Europe’s offshore wind capacity doubles in one year but the UK falls behind Germany in the clean energy race, despite attracting more investment. Germany has overtaken the UK in the rate at which it is installing wind turbines at sea, industry figures show.
Globally, wind installations grew by 25% in 2014, reaching a landmark 62,000 MW of capacity, according to a separate report by Bloomberg New Energy Finance (BNEF).
More than 3,000 megawatts (MW) of offshore wind power was connected to the European grid last year – twice as much as in 2014 - with the vast majority coming from Germany. While Britain connected 556MW of offshore energy and the Netherlands 180MW, Germany added a massive 2,282MW. The UK still has the most installed offshore wind power in Europe, at 5,061MW to Germany’s total of 3,295MW.
A spokesman for the European Wind Energy Association (EWEA), which published the figures, said that the UK had attracted more investment than Germany last year, but installed less capacity, as Germany cleared a backlog that had built up in 2014.
Overall offshore wind investment in Europe doubled to €13.3bn last year, in a record year for the budding green tech sector. But a dip in grid connections is expected in 2016, with more capacity coming online towards the decade’s end.
In a sign that the industry is fast developing, year-on-year wind turbine orders were up 75% last year. Offshore platforms were built further out to sea - 43km on average - and in deeper waters, typically around 27m.

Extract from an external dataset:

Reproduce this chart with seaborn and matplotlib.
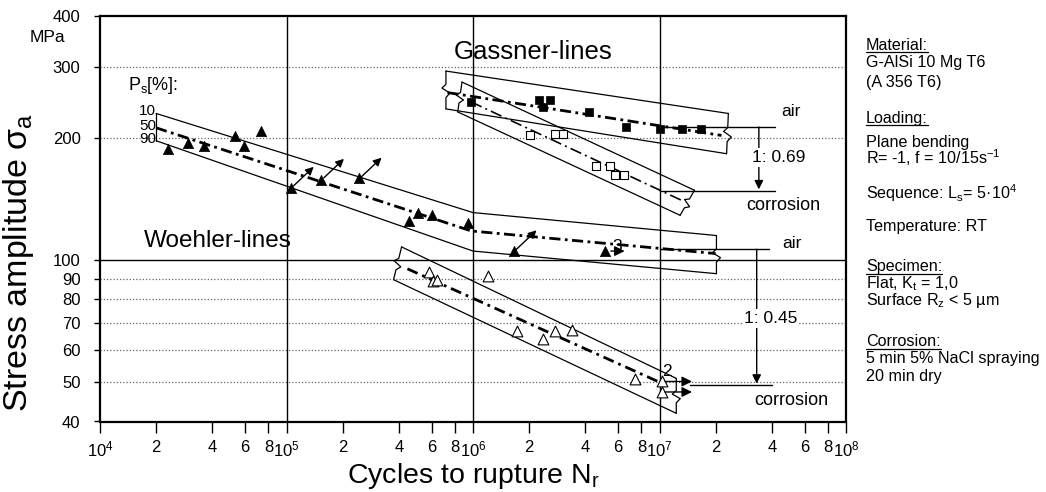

Europe’s three offshore leaders - Germany, the UK and the Netherlands - are still working on six offshore projects, whose grid connection should add another 15% of offshore capacity to Europe’s power system.
Offshore’s rapid growth was not confined to Europe, with the number of global platforms growing by a factor of four to provide 4,000 MW of grid-connected electricity, twice the previous record set in 2013, according to BNEF.
China had the most eye-catching achievement, installing 29,000 MW, a 40% increase on its previous record and almost as much as the rest of the world combined.